3 tbsp Elderberry pressé 1 tbsp lemon juice
1 tsp Dijon mustard
2 tbsp rape seed opil
salt & pepper
parsley & mint
Parsley, mint and chervil are in season in England, but as usual, I couldn't find any chervil. I think I'll have to plant my own!!
Now for the verdict:
All of the tastes and textures brought together in this dish worked for me. The emphasis here is on brought together.
The Strawberry Béchamel, on its own, tasted too much like a strawberry milkshake for my liking. I deliberately didn't go to town in terms of seasoning because I wanted to retain the delicate fruity flavour, but mixing the purée into a milk-based sauce took away too much of the tartness. I shall try it again as a velouté (using broth/stock/asparagus liquid) next time (which would also make it Vegan friendly).
The Rhubarb and Strawberry Purée was perfectly balanced on the tart to sweet scale to complement the fresh grassy taste of the asparagus, but minus the vinegar (which had been syphoned off), somewhat lacking in base notes. That's where the reduction came into its own: after a surprisingly strong top note of sweet berry, it mellowed into a rich savoury concentrate of gutsy baked fruit, with a satisfying spicy finish of black pepper.
The vinaigrette could have been zestier, and chervil or even lemon thyme would have provided more interest to an otherwise possibly too delicate taste. None of the sauces, on their own, would have been sufficed as a worthy partner to the green spears, but in combination, they worked a treat.
That strawberries and asparagus are a great combo, I've known since I first encountered food blogging when I stumbled across Tarte Asperge et Fraise on Chocolate and Zucchini.
Now I need to work a bit more on the rhubarb front. The sauce I originally made is now waiting to pair up with an oily fish, most likely mackerel. So, watch this space!
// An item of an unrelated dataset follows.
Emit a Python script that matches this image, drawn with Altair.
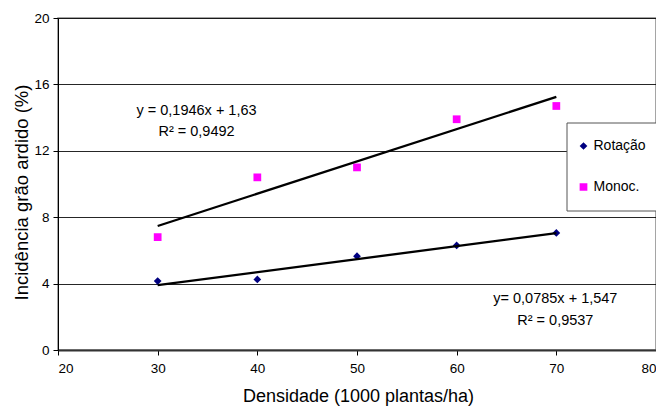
import altair as alt
import pandas as pd

# ---- data ----
densidade = [30, 40, 50, 60, 70]
rotacao = [4.15, 4.25, 5.65, 6.3, 7.05]
monoc = [6.8, 10.4, 11.0, 13.9, 14.7]

series = ["Rotação", "Monoc."]
series_colors = ["#000080", "#FF00FF"]
series_shapes = ["diamond", "square"]

# trend lines as printed on the chart (slope, intercept)
trend_slope = [0.0785, 0.1946]
trend_intercept = [1.547, 1.63]
trend_x = [30, 70]

eq_text = ["y = 0,1946x + 1,63", "R² = 0,9492", "y= 0,0785x + 1,547", "R² = 0,9537"]
eq_x = [33.9, 33.9, 69.9, 69.9]
eq_y = [14.4, 13.15, 3.1, 1.77]

x_ticks = [20, 30, 40, 50, 60, 70, 80]
y_ticks = [0, 4, 8, 12, 16, 20]

FONT = "Liberation Sans"

# ---- tables ----
pts = pd.DataFrame(
    [{"x": d, "y": v, "serie": "Rotação"} for d, v in zip(densidade, rotacao)]
    + [{"x": d, "y": v, "serie": "Monoc."} for d, v in zip(densidade, monoc)]
)
trend = pd.DataFrame(
    [
        {"x": xx, "y": a * xx + b, "serie": s}
        for s, a, b in zip(series, trend_slope, trend_intercept)
        for xx in trend_x
    ]
)
eqs = pd.DataFrame({"x": eq_x, "y": eq_y, "t": eq_text})

xscale = alt.Scale(domain=[20, 80], nice=False, zero=False)
yscale = alt.Scale(domain=[0, 20], nice=False)

xenc = alt.X(
    "x:Q",
    scale=xscale,
    axis=alt.Axis(
        values=x_ticks,
        title="Densidade (1000 plantas/ha)",
        titleFontSize=18,
        titleFont=FONT,
        titleFontWeight="normal",
        titleColor="#000",
        titleBaseline="alphabetic",
        titleY=51,
        titleX=300,
        labelFontSize=13.5,
        labelFont=FONT,
        labelColor="#000",
        labelPadding=6,
        tickSize=5,
        tickColor="#000",
        domainColor="#333",
        domainWidth=2,
        grid=False,
    ),
)
yenc = alt.Y(
    "y:Q",
    scale=yscale,
    axis=alt.Axis(
        values=y_ticks,
        title="Incidência grão ardido (%)",
        titleFontSize=18.5,
        titleFont=FONT,
        titleFontWeight="normal",
        titleColor="#000",
        titleAngle=270,
        titleBaseline="alphabetic",
        titleAlign="center",
        titleX=-31,
        titleY=174,
        labelFontSize=13.5,
        labelFont=FONT,
        labelColor="#000",
        labelPadding=4,
        tickSize=5,
        tickColor="#000",
        domainColor="#000",
        domainWidth=1,
        grid=True,
        gridColor="#000",
        gridWidth=1,
        gridOpacity=0.85,
    ),
)

points = alt.Chart(pts).mark_point(filled=True, size=60, opacity=1).encode(
    x=xenc,
    y=yenc,
    color=alt.Color(
        "serie:N",
        scale=alt.Scale(domain=series, range=series_colors),
        legend=alt.Legend(
            title=None,
            orient="none",
            legendX=508.5,
            legendY=104.5,
            padding=10,
            clipHeight=27,
            rowPadding=14,
            labelFont=FONT,
            labelFontSize=14,
            labelColor="#000",
            labelOffset=3,
            symbolSize=60,
            strokeColor="#555",
            fillColor="#fff",
        ),
    ),
    shape=alt.Shape(
        "serie:N",
        scale=alt.Scale(domain=series, range=series_shapes),
    ),
)

lines = alt.Chart(trend).mark_line(color="#000", strokeWidth=2.3).encode(
    x=alt.X("x:Q", scale=xscale),
    y=alt.Y("y:Q", scale=yscale),
    detail="serie:N",
)

texts = alt.Chart(eqs).mark_text(
    font=FONT, fontSize=14.5, color="#000", align="center", baseline="middle"
).encode(
    x=alt.X("x:Q", scale=xscale),
    y=alt.Y("y:Q", scale=yscale),
    text="t:N",
)

chart = (
    alt.layer(points, lines, texts)
    .properties(
        width=598,
        height=332,
        autosize=alt.AutoSizeParams(type="none"),
        padding={"left": 50, "top": 10, "right": 0, "bottom": 56},
        background="#ffffff",
    )
    .configure_view(stroke="#888", strokeWidth=1.5)
)

chart.save("out.html", embed_options={"renderer": "svg", "actions": False})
This locavore edition of HotM has been great fun, so thank you Michelle for the idea and for organising it. I'm looking forward to the round-up!
(2) If I go over next year for the half term, I must write a feature about the pre-dominantly white 'variety' (which is quite different, in my opinion) and the asparagus madness that goes along with it!
(3) Based at the historic Fleece Inn (NT), in the tiny
(4) Farrington’s MELLOW YELLOW®, available at Sainsbury’s and Waitrose, from Bottom Farm in the Northamptonshire
(5) Mine came from the Solihull Apiaries. I don't know whether there is any evidence for it, but there are claims that local honey helps hayfever sufferers in their annual spring and summer battle.